Jain Irrigation derives Rs 300 crore of its revenues from agri business by aggregating 7,000 acres of farmland to grow white onions and mangoes for Cargill, the global seed company. The fruits and vegetables are processed and shipped to Cargill, which in turn supplies them to retail companies around the world. “We work with 1,500 farmers, and have been working with them from the seed input stage,” says Anil Jain, MD of Jain Irrigation. But their model of contract farming has no formal signed contracts with the farmers. The arrangement is based on the strong relationship built by the company by selling drip irrigation systems to these farmers. Desai Fruit and Vegetable in Gujarat works with over 2,000 farmers aggregating over 5,000 acres of land. Most of the produce it contracts — bananas and mangoes — end up in Europe.

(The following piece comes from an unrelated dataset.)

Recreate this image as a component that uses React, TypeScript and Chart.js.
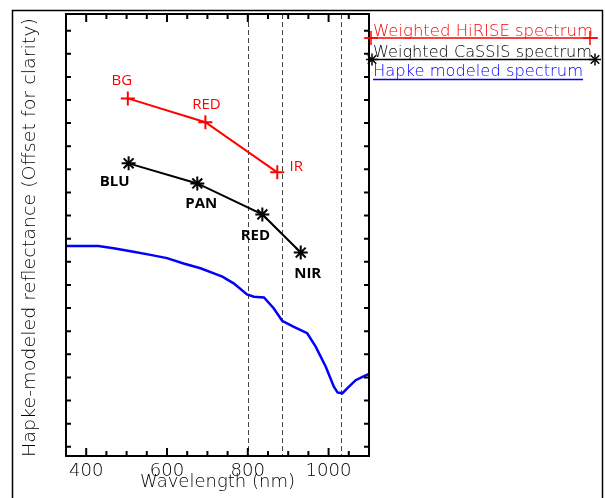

Because contract farming is an issue in the country, Indian companies are acquiring land in other countries, and developing alternative models. KS Oils, an edible oil refiner, has been given 50,000 acres of land by the Indonesian government to refine palm oil and create inclusive growth for 10 villages. For the majority of farmers who grow foodgrains — rice, wheat and pulses — the government offers a minimum support price, besides subsidies on fertiliser and other input. But contract farming by corporates in agriculture, offer new technologies, new agricultural produce, and new markets for agricultural products.